From The Guardian (UK)
Ryan McGee told police he made the bomb when he was bored and because he did not like mass immigration
by Vikram Dodd
A soldier who wrote of murdering immigrants and who praised Adolf Hitler has been jailed for two years after building a viable nailbomb packed with 181 pieces of shrapnel to maximise the carnage it would cause.
Ryan McGee, 20, described by his defence team as “a bit of a loner”, wrote in a journal: “I vow to drag every last immigrant into the fires of hell with me.”
He downloaded a video of two bound and gagged men beneath a swastika flag, one being beheaded and the other killed by a gunshot to the head and went online to tell people to do something if they hated immigration. He supported the English Defence League, Ku Klux Klan and praised then British National party leader Nick Griffin.
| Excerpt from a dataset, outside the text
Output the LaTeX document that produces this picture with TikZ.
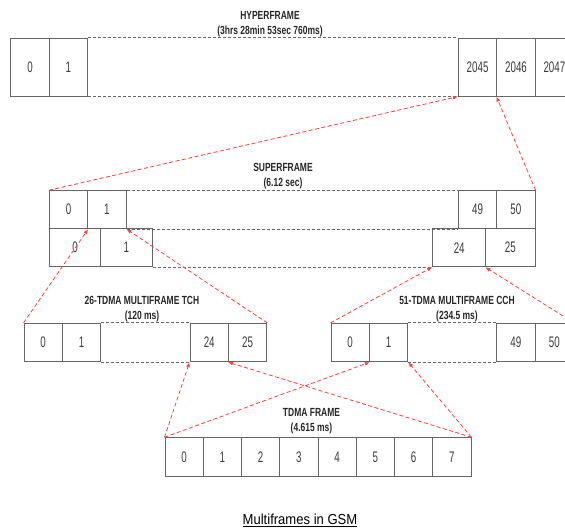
\documentclass[tikz,border=0pt]{standalone}
\usepackage{fontspec}
\setmainfont{Liberation Sans}
\newfontfamily\cellfont{Liberation Sans}[FakeStretch=0.64]
\newfontfamily\titlefont{Liberation Sans}[FakeStretch=0.72]
\newfontfamily\captionfont{Liberation Sans}[FakeStretch=0.9]
\usetikzlibrary{positioning, arrows.meta}
\definecolor{boxgray}{HTML}{666666}
\definecolor{textgray}{HTML}{3C3C3C}
\definecolor{linkred}{HTML}{FF4040}

\begin{document}
\begin{tikzpicture}[x=1pt, y=-1pt,
        cell/.style={% For one slot of a frame
            rectangle,
            draw=boxgray,
            line width=0.9pt,
            inner sep=0pt,
            minimum width=38.4pt,
            minimum height=38.4pt,
            text=textgray,
            font=\cellfont\fontsize{15.3}{17}\selectfont,
            },
        bigcell/.style={% For the hyperframe slots
            cell,
            minimum height=57.7pt,
            },
        title/.style={% For frame names and durations
            align=center,
            text=black!85,
            font=\titlefont\bfseries\fontsize{11.8}{15}\selectfont,
            },
        gap/.style={% Dashed lines for the left out slots
            draw=boxgray,
            line width=0.9pt,
            dash pattern=on 3pt off 2pt,
            },
        link/.style={% Red arrows from a frame to its slot
            draw=linkred,
            line width=0.8pt,
            dash pattern=on 4pt off 2.5pt,
            -{Latex[length=5pt,width=4pt]},
            },
            ]
         \useasboundingbox (0,0) rectangle (565,531);
         % Hyperframe
         \node[title] (htitle) at (270,24) {HYPERFRAME\\(3hrs 28min 53sec 760ms)};
         \node[bigcell] (h0) at (30,67.2) {0};
         \node[bigcell] (h1) at (68.4,67.2) {1};
         \node[bigcell] (h2045) at (477.6,67.2) {2045};
         \node[bigcell] (h2046) at (516,67.2) {2046};
         \node[bigcell] (h2047) at (554.4,67.2) {2047};
         \draw[gap] (h1.north east) -- (h2045.north west);
         \draw[gap] (h1.south east) -- (h2045.south west);
         % Superframe
         \node[title] (stitle) at (283,176) {SUPERFRAME\\(6.12 sec)};
         \node[cell, minimum height=38pt] (s0) at (68.5,209.7) {0};
         \node[cell, minimum height=38pt] (s1) at (106.9,209.7) {1};
         \node[cell, minimum height=38pt] (s49) at (477.5,209.7) {49};
         \node[cell, minimum height=38pt] (s50) at (515.9,209.7) {50};
         \node[cell, minimum height=38pt, minimum width=51.4pt] (sb0) at (75,247.7) {0};
         \node[cell, minimum height=38pt, minimum width=51.4pt] (sb1) at (126.4,247.7) {1};
         \node[cell, minimum height=38pt, minimum width=53pt] (sb24) at (459.2,247.7) {24};
         \node[cell, minimum height=38pt, minimum width=49.3pt] (sb25) at (510.35,247.7) {25};
         \draw[gap] (s1.north east) -- (s49.north west);
         \draw[gap] (s1.south east) -- (s49.south west);
         \draw[gap] (sb1.south east) -- (sb24.south west);
         % 26-TDMA multiframe
         \node[title] (ttitle) at (142,309) {26-TDMA MULTIFRAME TCH\\(120 ms)};
         \node[cell] (t0) at (43.2,342.5) {0};
         \node[cell] (t1) at (81.6,342.5) {1};
         \node[cell] (t24) at (209.2,342.5) {24};
         \node[cell] (t25) at (247.6,342.5) {25};
         \draw[gap] (t1.north east) -- (t24.north west);
         \draw[gap] (t1.south east) -- (t24.south west);
         % 51-TDMA multiframe
         \node[title] (ctitle) at (457,309) {51-TDMA MULTIFRAME CCH\\(234.5 ms)};
         \node[cell] (c0) at (350.2,342.5) {0};
         \node[cell] (c1) at (388.6,342.5) {1};
         \node[cell] (c49) at (515.9,342.5) {49};
         \node[cell] (c50) at (554.3,342.5) {50};
         \draw[gap] (c1.north east) -- (c49.north west);
         \draw[gap] (c1.south east) -- (c49.south west);
         % TDMA frame
         \node[title] (ftitle) at (311.5,421.5) {TDMA FRAME\\(4.615 ms)};
         \node[cell, minimum width=38.25pt] (f0) at (184.1,456.9) {0};
         \node[cell, minimum width=38.25pt] (f1) at (222.4,456.9) {1};
         \node[cell, minimum width=38.25pt] (f2) at (260.6,456.9) {2};
         \node[cell, minimum width=38.25pt] (f3) at (298.9,456.9) {3};
         \node[cell, minimum width=38.25pt] (f4) at (337.1,456.9) {4};
         \node[cell, minimum width=38.25pt] (f5) at (375.4,456.9) {5};
         \node[cell, minimum width=38.25pt] (f6) at (413.6,456.9) {6};
         \node[cell, minimum width=38.25pt] (f7) at (451.9,456.9) {7};
         % Red links
         \draw[link] (s0.north west) -- (h2045.south west);
         \draw[link] (s50.north east) -- (h2046.south west);
         \draw[link] (t0.north west) -- (s0.south east);
         \draw[link] (t25.north east) -- (s1.south east);
         \draw[link] (c0.north west) -- (sb24.south west);
         \draw[link] (c50.north east) -- (sb25.south west);
         \draw[link] (f0.north west) -- (t24.south west);
         \draw[link] (f7.north east) -- (t25.south west);
         \draw[link] (f0.north west) -- (c0.south east);
         \draw[link] (f7.north east) -- (c1.south east);
         \node[font=\captionfont\fontsize{14.5}{16}\selectfont] (caption) at (300,520) {\underline{Multiframes in GSM}};
        \end{tikzpicture}
\end{document}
A nailbomb and cache of weapons including an imitation firearm, an air pistol, axes and knives were found in the bedroom of his family home in Eccles, Salford, and he had researched buying guns on the web. McGee also posted several pictures of himself in EDL and Ku Klux Klan clothing and standing next to EDL flags.
When he was interviewed by police, McGee said he made the bomb while on leave “out of boredom” and he was interested in rightwing politics because he did not like mass immigration.
He came from a family, the court heard, with far-rightwing views. He had attended an EDL rally and had a “No Surrender” EDL flag and an EDL T-shirt and jumper – all bought for him by his mother for his 18th birthday.
Prosecutor Roger Smart accepted McGee was not a terrorist but an immature teenager. He kept a journal called Ryan’s Story with Scooby Doo stickers on the front, and inside drawings of guns, machetes, knuckledusters and knives. He was jailed for 24 months after admitting that between 1 and 3 September 2013 at Salford he made an explosive device.
But after the sentencing, critics argued that a Muslim convicted of the same offence would have faced a longer jail term.
Imran Khan, solicitor for Mohommod Nawaz, jailed for four and a half years for travelling to a terrorist training camp in Syria, said: “It seems that if you are a Muslim, justice is not blind.